▶ [Task] Report how many lines contain the word "matplotlib"; answer with the number only.

** START OF Material provided **

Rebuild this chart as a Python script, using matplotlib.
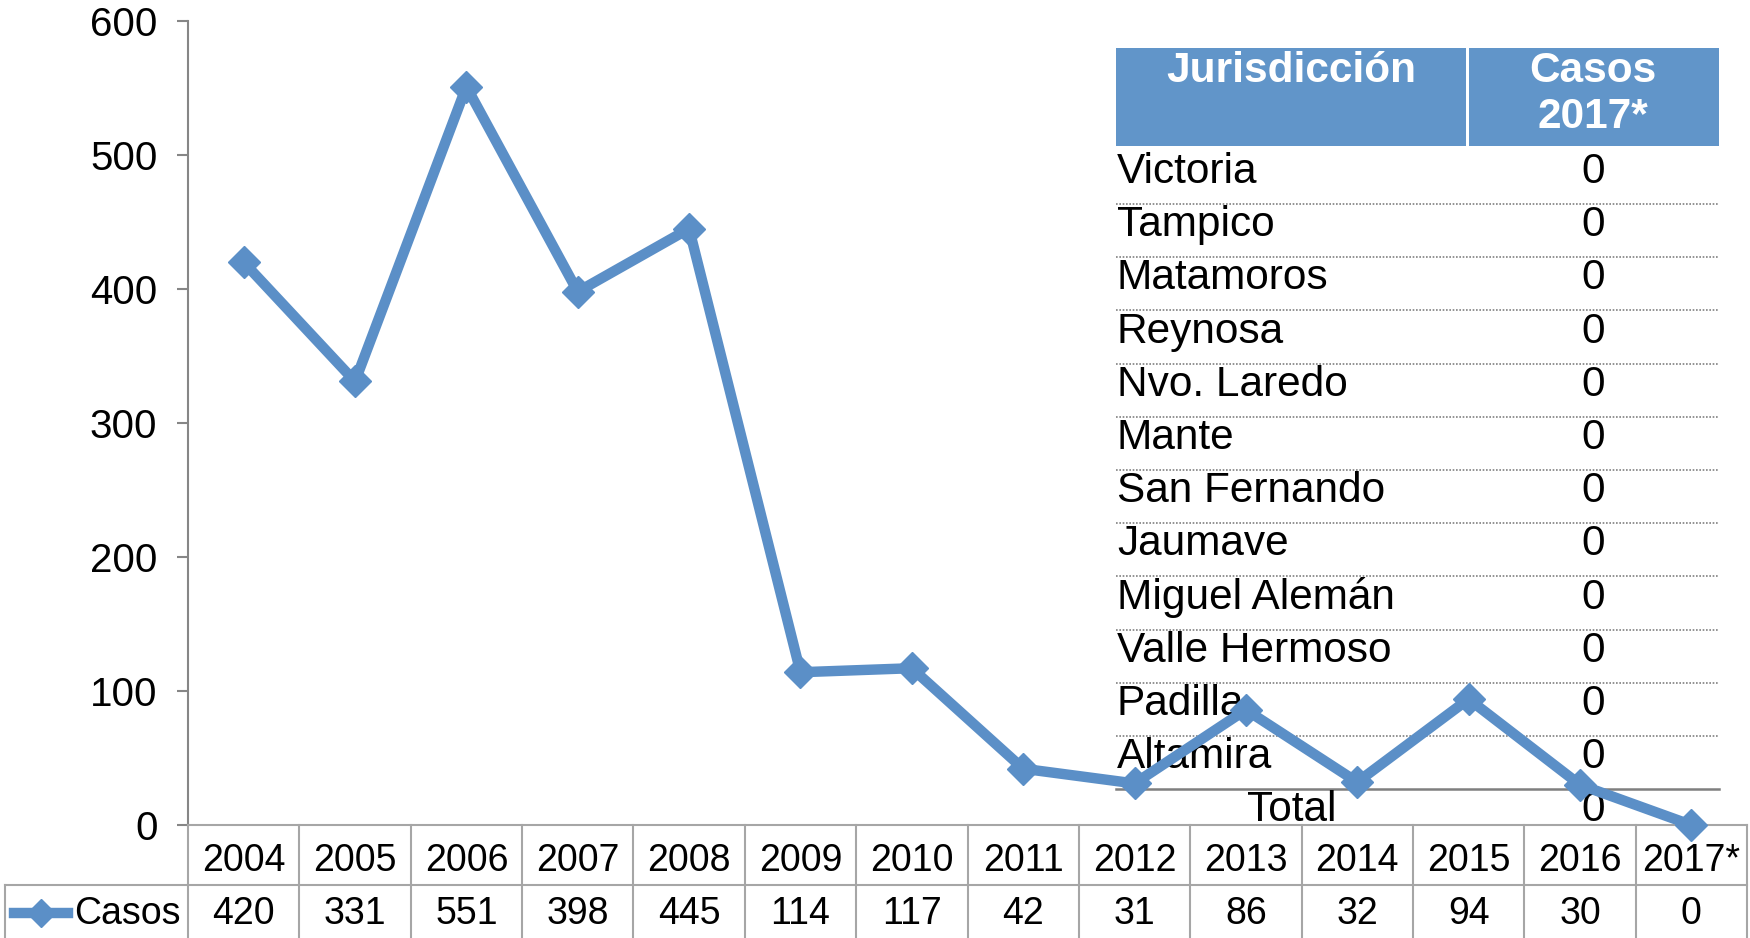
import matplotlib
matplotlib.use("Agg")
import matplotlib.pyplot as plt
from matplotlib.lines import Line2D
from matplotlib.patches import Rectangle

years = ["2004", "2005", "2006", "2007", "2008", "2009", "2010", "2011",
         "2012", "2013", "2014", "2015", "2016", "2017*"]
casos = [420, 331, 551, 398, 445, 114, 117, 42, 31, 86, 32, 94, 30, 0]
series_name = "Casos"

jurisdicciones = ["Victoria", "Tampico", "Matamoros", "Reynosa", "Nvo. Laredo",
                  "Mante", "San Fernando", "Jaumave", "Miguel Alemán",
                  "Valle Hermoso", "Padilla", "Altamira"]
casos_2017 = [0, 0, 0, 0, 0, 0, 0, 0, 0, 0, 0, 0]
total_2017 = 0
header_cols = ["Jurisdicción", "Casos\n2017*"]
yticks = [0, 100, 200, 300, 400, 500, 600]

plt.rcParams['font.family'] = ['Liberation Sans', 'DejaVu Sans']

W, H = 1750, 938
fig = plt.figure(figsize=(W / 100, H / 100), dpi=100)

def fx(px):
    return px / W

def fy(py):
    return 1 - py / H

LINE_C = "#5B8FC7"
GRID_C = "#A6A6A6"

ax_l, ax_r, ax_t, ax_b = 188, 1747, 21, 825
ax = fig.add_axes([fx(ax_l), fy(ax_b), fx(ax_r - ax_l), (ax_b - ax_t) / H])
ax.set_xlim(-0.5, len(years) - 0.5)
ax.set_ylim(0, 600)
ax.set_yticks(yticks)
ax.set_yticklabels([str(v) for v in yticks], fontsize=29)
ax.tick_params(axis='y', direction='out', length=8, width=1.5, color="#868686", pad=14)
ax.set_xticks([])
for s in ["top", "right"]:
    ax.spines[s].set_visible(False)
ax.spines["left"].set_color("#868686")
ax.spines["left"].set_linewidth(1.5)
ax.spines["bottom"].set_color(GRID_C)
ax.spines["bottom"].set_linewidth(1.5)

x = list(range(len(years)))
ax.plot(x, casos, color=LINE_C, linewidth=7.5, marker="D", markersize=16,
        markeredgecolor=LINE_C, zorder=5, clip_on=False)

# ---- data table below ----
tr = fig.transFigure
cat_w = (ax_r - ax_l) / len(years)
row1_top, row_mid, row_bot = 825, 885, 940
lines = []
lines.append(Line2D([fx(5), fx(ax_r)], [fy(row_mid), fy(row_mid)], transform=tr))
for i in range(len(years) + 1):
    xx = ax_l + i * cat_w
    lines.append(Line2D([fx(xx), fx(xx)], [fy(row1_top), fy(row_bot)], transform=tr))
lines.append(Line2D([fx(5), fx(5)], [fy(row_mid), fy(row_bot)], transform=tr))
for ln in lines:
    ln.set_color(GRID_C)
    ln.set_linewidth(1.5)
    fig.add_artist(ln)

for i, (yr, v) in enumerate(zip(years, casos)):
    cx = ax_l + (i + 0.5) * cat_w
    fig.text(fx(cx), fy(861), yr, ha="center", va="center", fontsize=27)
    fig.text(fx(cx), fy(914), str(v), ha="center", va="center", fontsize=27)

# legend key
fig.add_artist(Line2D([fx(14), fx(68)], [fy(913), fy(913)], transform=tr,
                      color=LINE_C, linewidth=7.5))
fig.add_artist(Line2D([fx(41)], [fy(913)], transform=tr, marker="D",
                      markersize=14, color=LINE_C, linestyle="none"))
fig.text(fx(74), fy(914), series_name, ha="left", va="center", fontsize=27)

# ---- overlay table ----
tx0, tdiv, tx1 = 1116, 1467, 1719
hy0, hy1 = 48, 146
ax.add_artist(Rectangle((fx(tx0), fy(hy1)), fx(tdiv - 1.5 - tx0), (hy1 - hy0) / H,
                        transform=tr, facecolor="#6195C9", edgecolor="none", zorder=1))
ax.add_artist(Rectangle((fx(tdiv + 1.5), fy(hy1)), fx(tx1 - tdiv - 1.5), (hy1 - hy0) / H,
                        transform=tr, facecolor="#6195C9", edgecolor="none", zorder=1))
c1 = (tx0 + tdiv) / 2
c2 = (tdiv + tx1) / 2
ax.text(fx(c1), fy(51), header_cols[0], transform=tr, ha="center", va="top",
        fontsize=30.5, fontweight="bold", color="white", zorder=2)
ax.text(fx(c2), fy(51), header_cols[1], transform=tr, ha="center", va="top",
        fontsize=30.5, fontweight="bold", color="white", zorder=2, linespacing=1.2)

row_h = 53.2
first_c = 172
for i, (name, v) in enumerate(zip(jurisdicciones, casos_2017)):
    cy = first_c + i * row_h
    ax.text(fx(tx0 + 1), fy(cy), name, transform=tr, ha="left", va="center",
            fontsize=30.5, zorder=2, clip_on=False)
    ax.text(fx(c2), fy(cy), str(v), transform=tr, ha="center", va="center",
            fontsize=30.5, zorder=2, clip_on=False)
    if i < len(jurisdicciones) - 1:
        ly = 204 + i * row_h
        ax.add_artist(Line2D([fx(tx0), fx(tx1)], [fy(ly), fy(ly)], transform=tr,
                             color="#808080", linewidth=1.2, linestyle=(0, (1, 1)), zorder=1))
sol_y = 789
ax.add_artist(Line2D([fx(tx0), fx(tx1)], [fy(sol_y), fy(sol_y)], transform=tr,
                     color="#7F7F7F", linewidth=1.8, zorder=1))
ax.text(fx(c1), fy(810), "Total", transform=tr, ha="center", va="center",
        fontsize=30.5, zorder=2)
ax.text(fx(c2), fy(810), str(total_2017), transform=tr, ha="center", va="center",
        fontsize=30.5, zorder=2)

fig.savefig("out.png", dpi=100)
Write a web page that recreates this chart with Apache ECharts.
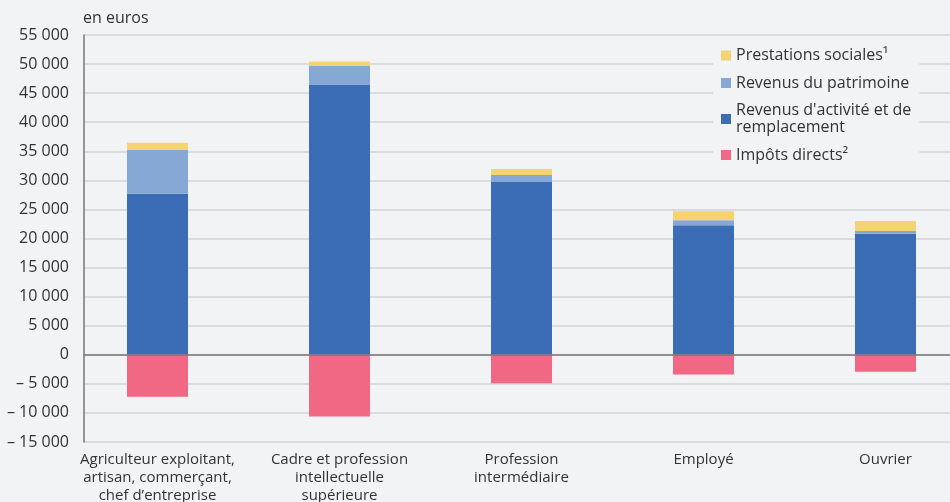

** END OF Material provided **

▶ [Task output] 6